After the Western merger, Dixie began a series of equipment and facility sale and leaseback deals. The proceeds from these sales were not invested in new equipment and facilities as would have been expected, but instead went into the general fund and eventually disappeared. Despite raising considerable capital through these sales, the fleet count stayed relatively constant leading to the question: What happened to the money? Good question! Even those aircraft that were still technically "company owned", sported leased engines, leased brakes, leased everything. They were flying lease obligations. Lease obligations that Michelle Burnshugh was brought aboard to convert into long-term debt. Under Michelle’s guidance, Dixie’s debt jumped from 8.5 billion dollars to nearly 20 billion dollars. The leassors were protected, but Dixie was mortally wounded. Michelle and her girl friend walked with a fortune and lifetime first class positive space passes.
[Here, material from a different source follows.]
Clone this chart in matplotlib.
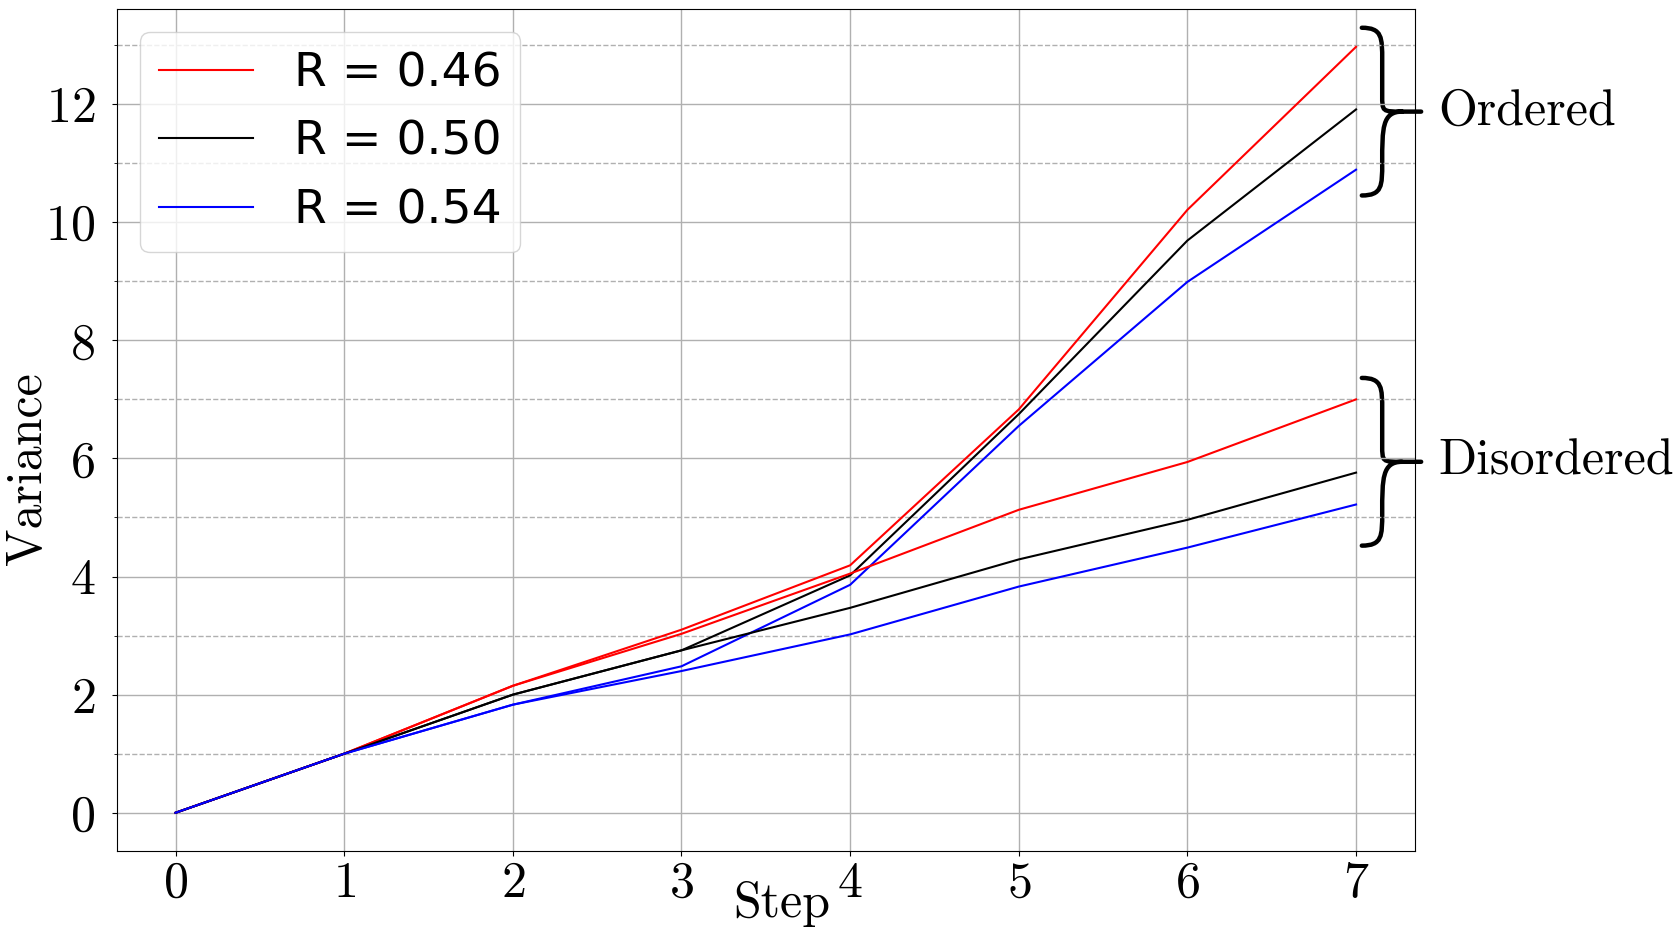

The BOD was very appreciative of her efforts to protect the leassors.
Dixie motored along when the economy was good, it was still able to show profits because of all the sales, but the operating funds were going for equipment leases at a faster and faster pace. By 1995, management, with crocodile tears in its eyes, convinced the pilots that it didn't have the money for a raise...in fact it needed concessions. "The plan" was in place and had started to bear fruit. In ten short years, Grinkenstein and his henchmen had made Dixie into their own cash cow.
The rest is recent history. Dixie's overhead has forced it into bankruptcy where management continues to have the upper hand in pressing for wage and benefit cuts for the employees. All the while avoiding the subject of why it is paying $150,000/mo. for each of its MD-88's when the market rate is less than $100,000/mo.
Based on what I’ve written, it isn’t hard to see what the future holds for what was once a moneymaking Dixie Air Lines...Can I point out that USAir which adopted this business model much earlier has shown a profit only 2 out of the last 23 years? Isn't it very strange that in all the airline bankruptcies today, not a single airplane has stopped flying? The leassors will not permit it.